Composites Containing Fullerenes and Polysaccharides: Green and Facile Synthesis, Biocompatibility, and Antimicrobial Activity
American Chemical Society
ACS Sustainable Chemistry and Engineering
By use of a green and simple ionic liquid, butylmethylimidazolium chloride (BMIm+Cl–) as a sole solvent, we developed a novel, green, and simple method to synthesize biocompatible composites containing polysaccharides (cellulose (CEL), chitosan (CS), and γ-cyclodextrin (γ-TCD)) and fullerene derivatives (amino-C60 and hydroxy-C60). The composites obtained (100%CEL, 100%CS, [CEL+γ-TCD] and [CS+γ-TCD]) readily adsorb amino-C60 and hydroxy-C60. Kinetics and adsorption isotherm results indicate that the fullerene derivatives physically adsorbed onto the surface of the CEL-based composites and subsequently desorbed from the composites when they were soaked in water. Conversely, because both fullerene derivatives strongly adsorbed onto the surface and subsequently diffused into the pores within the matrix of the CS-based composites, it was possible to synthesize (CS+amino-C60), (CS+hydroxy-C60), (CS+γ-TCD+amino-C60), and (CS+γ-TCD+hydroxyl-C60) composites. Microbial assay results show that adding γ-TCD, amino-C60, and/or hydroxyl-C60 to CS substantially increases the composite’s ability to reduce the growth of antibiotic-resistant bacteria such as Vancomycin-resistant Enterococcus (VRE).

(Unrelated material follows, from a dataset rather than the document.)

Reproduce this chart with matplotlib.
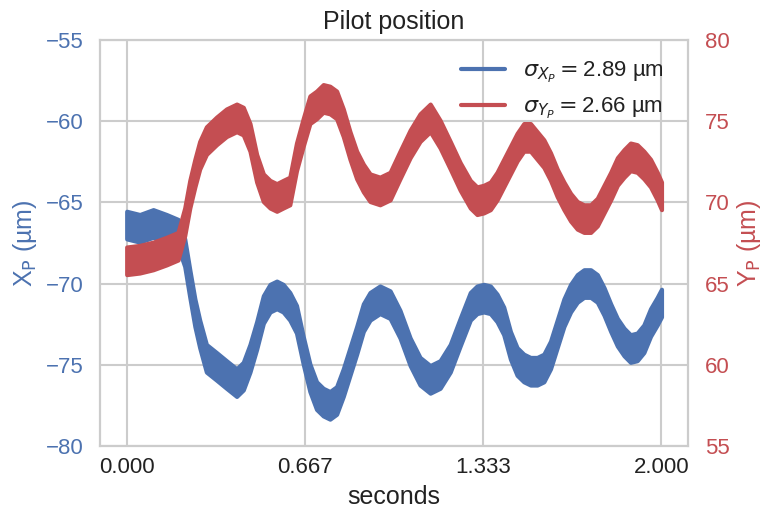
import numpy as np
import matplotlib
matplotlib.use("Agg")
import matplotlib.pyplot as plt
import seaborn as sns
from matplotlib.lines import Line2D

sns.set_theme(context="talk", style="whitegrid")
plt.rcParams['font.family'] = ['Liberation Sans', 'DejaVu Sans']

# Blue: X_P (left axis), centre of the noisy trace (seconds, µm)
t_x = [0.0, 0.049, 0.099, 0.149, 0.192, 0.217, 0.236, 0.255, 0.273, 0.298, 0.336, 0.373,
       0.411, 0.436, 0.461, 0.486, 0.511, 0.536, 0.561, 0.585, 0.610, 0.635, 0.660, 0.685,
       0.710, 0.735, 0.760, 0.785, 0.810, 0.835, 0.860, 0.885, 0.910, 0.947, 0.985, 1.022,
       1.060, 1.097, 1.135, 1.172, 1.210, 1.247, 1.285, 1.310, 1.335, 1.360, 1.385, 1.410,
       1.435, 1.460, 1.485, 1.510, 1.535, 1.560, 1.585, 1.610, 1.635, 1.660, 1.685, 1.710,
       1.735, 1.760, 1.785, 1.810, 1.835, 1.860, 1.884, 1.909, 1.934, 1.959, 1.984, 2.0]
x_p = [-66.4, -66.6, -66.3, -66.6, -66.9, -68.1, -70.0, -71.8, -73.1, -74.6, -75.1, -75.6,
       -76.1, -75.7, -74.6, -73.2, -71.6, -70.9, -70.7, -70.9, -71.4, -72.2, -74.1, -75.8,
       -76.9, -77.3, -77.5, -77.2, -76.1, -74.8, -73.5, -72.1, -71.4, -71.0, -71.3, -72.5,
       -74.2, -75.4, -75.9, -75.6, -74.6, -73.0, -71.4, -71.0, -70.9, -71.0, -71.5, -72.3,
       -73.8, -74.8, -75.2, -75.4, -75.4, -75.2, -74.4, -73.1, -71.8, -70.9, -70.3, -70.0,
       -70.0, -70.3, -71.1, -72.1, -73.0, -73.6, -74.0, -73.9, -73.4, -72.4, -71.7, -71.2]

# Red: Y_P (right axis)
t_y = t_x
y_p = [66.4, 66.5, 66.7, 67.0, 67.3, 68.8, 70.5, 71.8, 72.9, 73.8, 74.4, 74.9,
       75.2, 75.0, 74.0, 72.1, 70.9, 70.5, 70.3, 70.5, 70.7, 72.8, 74.3, 75.7,
       76.0, 76.4, 76.3, 76.0, 74.9, 73.5, 72.3, 71.5, 70.9, 70.7, 71.0, 72.3,
       73.6, 74.6, 75.2, 74.2, 72.9, 71.6, 70.5, 70.1, 70.2, 70.4, 71.0, 71.8,
       72.6, 73.4, 74.0, 74.0, 73.5, 73.0, 72.2, 71.2, 70.4, 69.7, 69.2, 69.0,
       69.0, 69.4, 70.2, 71.0, 71.9, 72.4, 72.8, 72.7, 72.3, 71.8, 71.0, 70.4]

band_x = 0.85
band_y = 0.85
sig_x = "2.89"
sig_y = "2.66"
xticks = [0.0, 0.667, 1.333, 2.0]
xticklabels = ["0.000", "0.667", "1.333", "2.000"]

blue = "#4C72B0"
red = "#C44E52"

fig = plt.figure(figsize=(7.63, 5.12), dpi=100)
ax = fig.add_axes([0.131, 0.129, 0.771, 0.793])
ax2 = ax.twinx()

tx = np.array(t_x); xx = np.array(x_p)
ty = np.array(t_y); yy = np.array(y_p)
ax.fill_between(tx, xx - band_x, xx + band_x, color=blue, lw=3, edgecolor=blue, zorder=3)
ax2.fill_between(ty, yy - band_y, yy + band_y, color=red, lw=3, edgecolor=red, zorder=3)

ax.set_xlim(-0.1, 2.1)
ax.set_ylim(-80, -55)
ax2.set_ylim(55, 80)
ax.set_xticks(xticks)
ax.set_xticklabels(xticklabels)
ax.set_yticks([-80, -75, -70, -65, -60, -55])
ax2.set_yticks([55, 60, 65, 70, 75, 80])
ax2.grid(False)
ax.grid(True, color='#cccccc', lw=1.5)

ax.tick_params(axis='x', labelsize=16, colors='#222222', length=0, pad=8)
ax.tick_params(axis='y', labelsize=16, colors=blue, length=0, pad=12)
ax2.tick_params(axis='y', labelsize=16, colors=red, length=0, pad=12)
ax.set_xlabel("seconds", fontsize=18, color='#222222', labelpad=5)
ax.set_ylabel(r"X$_\mathrm{P}$ (µm)", fontsize=18, color=blue, labelpad=5)
ax2.set_ylabel(r"Y$_\mathrm{P}$ (µm)", fontsize=18, color=red, labelpad=4)
ax.set_title("Pilot position", fontsize=18, color='#222222', pad=8)

for a in (ax, ax2):
    for s in a.spines.values():
        s.set_color('#cccccc')
        s.set_linewidth(1.5)

handles = [Line2D([0], [0], color=blue, lw=3),
           Line2D([0], [0], color=red, lw=3)]
labels = [r"$\sigma_{X_P} =$" + sig_x + " µm", r"$\sigma_{Y_P} =$" + sig_y + " µm"]
leg = ax2.legend(handles, labels, loc='upper right', fontsize=16, frameon=False,
                 handlelength=2.0, bbox_to_anchor=(0.993, 1.0))
for txt in leg.get_texts():
    txt.set_color('#222222')

fig.savefig("out.png", dpi=100)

Biocompatibility assays indicate that hydroxy-C60 and amino-C60 are not cytotoxic to humans when encapsulated into CS composites. Taken together, the (CS+γ-TCD+fullerene) composites are well suited for various applications ranging from dressing to treat chronically infected wounds to nonlinear optics, biosensors, and therapeutic agents.
Duri, Simon; Harkins, April; Frazier, Anna J.; and Tran, Chieu D., "Composites Containing Fullerenes and Polysaccharides: Green and Facile Synthesis, Biocompatibility, and Antimicrobial Activity" (2017). Clinical Lab Sciences Faculty Research and Publications. 35.